Coming to the Katzen

The American University Museum at the Katzen Arts Center is already asserting its presence in our region under the guidance of its savvy Director and Curator Jack Rasmussen. The Katzen is and will continue to grow as one of the most important art venues in the Mid Atlantic.

And next week they open their 2006 year with three equally interesting exhibitions; from their news release:

Remembering Marc and Komei
This exhibition introduces the outstanding art collection of H. Marc Moyens who, with Komei Wachi, owned and operated Gallery K in Washington, DC for nearly three decades until their deaths, months apart, in 2003. Mixing local and national artists with Europeans often known better abroad than in the United States, Moyens and Wachi eschewed fashion in favor of the offbeat, the magical and the visually arresting. This selection, the first of its kind since Walter Hopps curated a show of Moyens's holdings for the Corcoran Gallery of Art in 1969-70, encompasses surrealistic/fantastic images by Ernst Fuchs, Jess, and Sandy Skoglund; expressive, metaphorical and raunchy figures by Lisa Brotman, Roy de Forest, Jean Dubuffet, Fred Folsom, Jody Mussoff and Joe Shannon, and diverse abstractions by Edward Dugmore, Tom Green, Pierre Soulages, and Ken Young.

From the Studio
This exhibition will showcase work by the 21 artists who make up the studio faculty in the Department of Art for the 2005-2006 academic year. The work addresses a wide range of contemporary issues through painting, drawing, sculpture, and multi-media installation. Exhibiting artists include: Tom Bunnell, Zoe Charlton, Mary Cloonan, Billy Colbert, Tim Doud, Ben Ferry, Sharon Fishel, Carol Goldberg, Lee Haner, Kristin Holder, Tendai Johnson, Deborah Kahn, Don Kimes, Isabel Manalo, Mark Oxman, Randall Packer, Luis Silva, Jeff Spaulding, Robert Tillman, Seth Van Kirk, and Susan Yanero.

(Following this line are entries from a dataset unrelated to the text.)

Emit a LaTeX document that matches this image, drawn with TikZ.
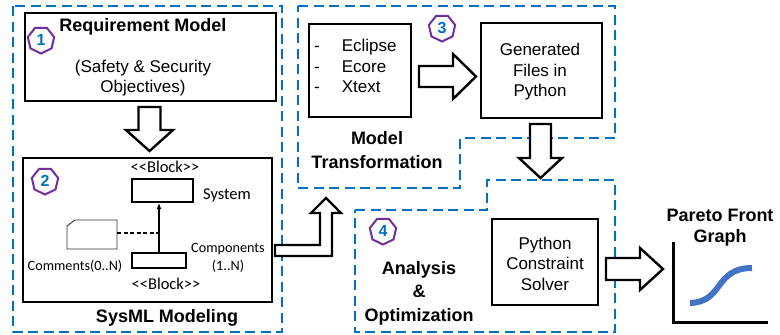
\documentclass[tikz,border=0pt]{standalone}
\usepackage{fontspec}
\setmainfont{Liberation Sans}
\newfontfamily\calib{Carlito}
\usetikzlibrary{shapes.geometric,arrows.meta}
\definecolor{dblue}{HTML}{0070C0}
\definecolor{bpurple}{HTML}{7030A0}
\definecolor{cblue}{HTML}{4472C4}
\begin{document}
\begin{tikzpicture}[x=1pt,y=-1pt,
  region/.style={draw=dblue,line width=2.5pt,dash pattern=on 10pt off 5.5pt},
  box/.style={draw=black,line width=2.6pt,fill=white,inner sep=0pt},
  blockarrow/.style={draw=black,line width=2.4pt,fill=white,line join=miter},
  badge/.style={regular polygon,regular polygon sides=7,shape border rotate=180,draw=bpurple,line width=2pt,minimum size=27pt,inner sep=0pt,text=dblue,font=\fontsize{16}{16}\selectfont\bfseries},
  lbl/.style={font=\fontsize{17}{20.5}\selectfont,align=center,inner sep=0pt},
  blbl/.style={font=\fontsize{18}{23.5}\selectfont\bfseries,align=center,inner sep=0pt},
  umlbox/.style={draw=black,line width=2pt,fill=white,inner sep=0pt},
  umltxt/.style={font=\calib\fontsize{16.5}{18}\selectfont,align=center,inner sep=0pt},
  umlsmall/.style={font=\calib\fontsize{14.2}{18}\selectfont,align=center,inner sep=0pt}
]
\useasboundingbox (0,0) rectangle (780,335);

% dashed regions
\draw[region] (13,6) rectangle (282,332);
\draw[region] (298,6) -- (615,6) -- (615,138) -- (460,138) -- (460,188) -- (298,188) -- cycle;
\draw[region] (355,210) -- (487,210) -- (487,180) -- (615,180) -- (615,332) -- (355,332) -- cycle;

% 1 Requirement model
\node[box,minimum width=251pt,minimum height=88pt] (req) at (150.5,57) {};
\node[blbl] (reqt) at (143,27) {Requirement Model};
\node[lbl] (reqs) at (143,78) {(Safety \& Security\\Objectives)};
\node[badge] (b1) at (41,40) {1};

% down arrow 1 -> 2
\draw[blockarrow] (138.5,107) -- (160.5,107) -- (160.5,130) -- (173,130) -- (149.5,151) -- (126,130) -- (138.5,130) -- cycle;

% 2 SysML
\node[box,minimum width=249pt,minimum height=144pt] (sysml) at (147.5,230) {};
\node[badge] (b2) at (45,181) {2};
\node[blbl] (sysmlt) at (167,318) {SysML Modeling};
\node[umltxt] (blk1) at (165,167) {<{}<Block>{}>};
\node[umlbox,minimum width=61pt,minimum height=23pt] (sys) at (162.5,190.5) {};
\node[umltxt] (syst) at (227,195) {System};
\node[umlbox,minimum width=54pt,minimum height=15pt] (comp) at (159,260.5) {};
\node[umlsmall] (compt) at (228,258) {Components\\(1..N)};
\node[umltxt] (blk2) at (166,284) {<{}<Block>{}>};
\draw[line width=0.9pt,draw=black!80,fill=white] (67,249) -- (67,226) -- (75,220) -- (117,220) -- (117,249) -- cycle;
\coordinate (cmt) at (117,233);
\node[umlsmall] (cmtt) at (75,266) {Comments(0..N)};
\draw[line width=1.6pt,-{Latex[length=6pt,width=5pt]}] (comp.north) -- (comp.north |- sys.south);
\draw[line width=1.6pt,dash pattern=on 4pt off 2.5pt] (cmt) -- (cmt -| comp.north);

% bent arrow 2 -> 3
\draw[blockarrow] (275,245) -- (320,245) -- (320,213) -- (311,213) -- (326,198) -- (341,213) -- (332,213) -- (332,256) -- (275,256) -- cycle;

% 3 Model transformation
\node[box,minimum width=102pt,minimum height=93pt] (ecl) at (360,70.5) {};
\node[lbl,anchor=west,align=left] (eclt) at (314,68) {\begin{tabular}{@{}l@{\hspace{22pt}}l@{}}-&Eclipse\\-&Ecore\\-&Xtext\end{tabular}};
\node[badge] (b3) at (442,28) {3};
\draw[blockarrow] (419,66) -- (453,66) -- (453,54) -- (476,76.5) -- (453,99) -- (453,87) -- (419,87) -- cycle;
\node[box,minimum width=121pt,minimum height=95pt] (gen) at (541.5,70.5) {};
\node[lbl] (gent) at (540,72) {Generated\\Files in\\Python};
\node[blbl] (mtt) at (377,150) {Model\\Transformation};

% down arrow 3 -> 4
\draw[blockarrow] (530,124) -- (551,124) -- (551,158) -- (562,158) -- (540.5,178) -- (519,158) -- (530,158) -- cycle;

% 4 Analysis
\node[badge] (b4) at (383,231) {4};
\node[blbl] (anat) at (419,293) {Analysis\\\&\\Optimization};
\node[box,minimum width=106pt,minimum height=86pt] (solv) at (545,262) {};
\node[lbl] (solvt) at (545,263.5) {Python\\Constraint\\Solver};

% arrow to graph
\draw[blockarrow] (606,258) -- (640,258) -- (640,248) -- (663,269) -- (640,290) -- (640,280) -- (606,280) -- cycle;

% Pareto graph
\node[blbl,font=\fontsize{18}{21}\selectfont\bfseries] (part) at (720,227.5) {Pareto Front\\Graph};
\draw[line width=3pt] (673,242) -- (673,322) -- (768,322);
\draw[cblue,line width=6pt] (690,303) .. controls (724,302) and (714,268) .. (752,268);
\end{tikzpicture}
\end{document}
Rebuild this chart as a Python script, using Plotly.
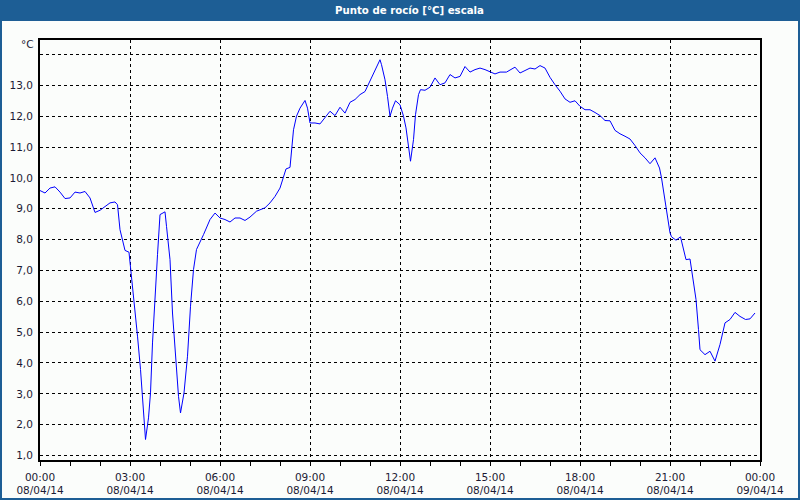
import pandas as pd
import plotly.graph_objects as go

# Minutes after 08/04/14 00:00 and dew point values [°C]
minutes = [0, 10, 20, 30, 40, 50, 60, 70, 80, 90, 100, 110, 120, 130, 140, 150, 155, 160, 170, 178,
           181, 190, 195, 201, 207, 211, 217, 221, 225, 230, 235, 240, 250, 253, 260, 265, 272, 277, 281, 288,
           295, 301, 307, 313, 327, 340, 350, 360, 370, 380, 390, 400, 410, 420, 433, 450, 460, 470, 480, 487,
           492, 500, 503, 507, 513, 520, 530, 535, 540, 550, 560, 570, 580, 590, 600, 610, 620, 630, 640, 650,
           660, 670, 680, 683, 690, 695, 700, 705, 711, 720, 727, 732, 737, 741, 747, 751, 757, 761, 770, 780,
           790, 800, 810, 820, 830, 840, 850, 860, 870, 880, 890, 900, 910, 920, 933, 950, 960, 970, 980, 990,
           1000, 1010, 1020, 1030, 1040, 1050, 1060, 1070, 1080, 1090, 1100, 1110, 1120, 1130, 1140, 1150, 1160, 1170, 1180, 1190,
           1200, 1210, 1220, 1230, 1239, 1243, 1248, 1253, 1260, 1263, 1272, 1281, 1287, 1292, 1300, 1305, 1312, 1317, 1320, 1330,
           1340, 1350, 1360, 1370, 1380, 1390, 1400, 1411, 1420, 1430]
dew_point = [9.59, 9.51, 9.67, 9.71, 9.54, 9.33, 9.35, 9.54, 9.51, 9.56, 9.35, 8.88, 8.95, 9.08, 9.19, 9.22, 9.13, 8.32, 7.65, 7.59,
             7.13, 5.84, 4.87, 3.79, 2.49, 1.52, 2.22, 3.03, 4.65, 6.27, 7.51, 8.81, 8.90, 8.43, 7.35, 5.62, 3.89, 2.92, 2.38, 3.03,
             4.22, 5.84, 7.03, 7.68, 8.16, 8.65, 8.86, 8.70, 8.65, 8.57, 8.70, 8.70, 8.62, 8.73, 8.92, 9.03, 9.19, 9.40, 9.67, 10.0,
             10.29, 10.34, 10.81, 11.56, 12.0, 12.26, 12.51, 12.26, 11.78, 11.78, 11.75, 11.97, 12.16, 12.02, 12.29, 12.10, 12.45, 12.54, 12.70, 12.80,
             13.13, 13.51, 13.83, 13.67, 13.18, 12.64, 12.0, 12.26, 12.50, 12.37, 12.0, 11.62, 11.02, 10.54, 11.24, 12.05, 12.70, 12.86, 12.84, 12.94,
             13.24, 13.02, 13.08, 13.35, 13.24, 13.29, 13.61, 13.43, 13.51, 13.56, 13.51, 13.45, 13.37, 13.43, 13.43, 13.59, 13.40, 13.48, 13.56, 13.53,
             13.64, 13.56, 13.26, 13.02, 12.81, 12.56, 12.45, 12.50, 12.32, 12.21, 12.21, 12.12, 12.02, 11.86, 11.85, 11.54, 11.43, 11.35, 11.26, 11.05,
             10.81, 10.65, 10.46, 10.65, 10.32, 10.0, 9.51, 8.97, 8.22, 8.09, 7.98, 8.09, 7.68, 7.35, 7.37, 6.81, 6.06, 5.08, 4.43, 4.27,
             4.38, 4.06, 4.60, 5.30, 5.41, 5.64, 5.51, 5.41, 5.43, 5.62]

x_tick_hours = [0, 3, 6, 9, 12, 15, 18, 21, 24]
x_tick_text = ["00:00<br>08/04/14", "03:00<br>08/04/14", "06:00<br>08/04/14", "09:00<br>08/04/14",
               "12:00<br>08/04/14", "15:00<br>08/04/14", "18:00<br>08/04/14", "21:00<br>08/04/14",
               "00:00<br>09/04/14"]
y_tick_vals = [1, 2, 3, 4, 5, 6, 7, 8, 9, 10, 11, 12, 13, 14]
y_tick_text = ["1,0", "2,0", "3,0", "4,0", "5,0", "6,0", "7,0", "8,0", "9,0", "10,0", "11,0", "12,0", "13,0", ""]

title_text = "Punto de rocío [°C] escala"
unit_text = "°C"

start = pd.Timestamp("2014-04-08 00:00")
times = [start + pd.Timedelta(minutes=m) for m in minutes]
tick_times = [start + pd.Timedelta(hours=h) for h in x_tick_hours]

FONT = "Tahoma, DejaVu Sans, sans-serif"
TXT = "#1b1b34"
BLUE = "#1d5e95"
BG = "#fbfdfb"

fig = go.Figure()
fig.add_trace(go.Scatter(x=times, y=dew_point, mode="lines",
                         line=dict(color="#0000ff", width=1), showlegend=False))

fig.update_layout(
    width=800, height=500,
    margin=dict(l=40, r=40, t=40, b=40, autoexpand=False),
    paper_bgcolor=BG, plot_bgcolor=BG,
    showlegend=False,
    font=dict(family=FONT, size=10.5, color=TXT),
    xaxis=dict(
        range=[tick_times[0], tick_times[-1]],
        automargin=False,
        tickmode="array", tickvals=tick_times, ticktext=x_tick_text,
        ticks="outside", ticklen=4, tickcolor="black", tickwidth=1,
        ticklabelstandoff=2,
        showline=True, linecolor="black", linewidth=2, mirror=True,
        showgrid=True, gridcolor="black", gridwidth=1, griddash="3px,3px",
        zeroline=False,
        minor=dict(dtick=3600000, ticks="outside", ticklen=4, tickcolor="black", showgrid=False),
        tickfont=dict(family=FONT, size=10.5, color=TXT),
    ),
    yaxis=dict(
        range=[0.855, 14.47],
        automargin=False,
        tickmode="array", tickvals=y_tick_vals, ticktext=y_tick_text,
        ticks="", ticklabelstandoff=3,
        showline=True, linecolor="black", linewidth=2, mirror=True,
        showgrid=True, gridcolor="black", gridwidth=1, griddash="3px,3px",
        zeroline=False,
        tickfont=dict(family=FONT, size=10.5, color=TXT),
    ),
)

# window frame: title bar and blue border
fig.add_shape(type="rect", xref="paper", yref="paper",
              x0=-40/720, x1=760/720, y0=(460-21)/420, y1=460/420,
              fillcolor=BLUE, line=dict(width=0), layer="above")
fig.add_shape(type="rect", xref="paper", yref="paper",
              x0=(1-40)/720, x1=(799-40)/720, y0=(460-499)/420, y1=(460-1)/420,
              fillcolor="rgba(0,0,0,0)", line=dict(color=BLUE, width=2), layer="above")

fig.add_annotation(text="<b>" + title_text + "</b>", xref="paper", yref="paper",
                   x=(410-40)/720, y=(460-10.5)/420, showarrow=False,
                   xanchor="center", yanchor="middle",
                   font=dict(family=FONT, size=10.2, color="white"))
fig.add_annotation(text=unit_text, xref="paper", yref="paper",
                   x=(36-40)/720, y=(460-44.5)/420, showarrow=False,
                   xanchor="right", yanchor="middle",
                   font=dict(family=FONT, size=10.5, color=TXT))

fig.write_html("out.html")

Comic Reality: Political Cartoons by Ibero-American Artists
This exhibition presents more than 100 new or never-before-published political cartoons from 20 Latin American countries, Spain and Portugal, by Ibero-America's best-known practitioners of the genre. Chico Caruso of Brazil, Oscar Sierra of Costa Rica, Elizandro de Los Angeles of Guatemala, Jimmy Scott of Chile, Pancho Cajaz of Ecuador and others, present humorously incisive images leading the charge against hypocrisy, the misuse of power, scandal, incompetence and buffoonery.
All three exhibitions will open to the public on Wednesday, Jan. 18 and continue through Sunday, March 12, 2006.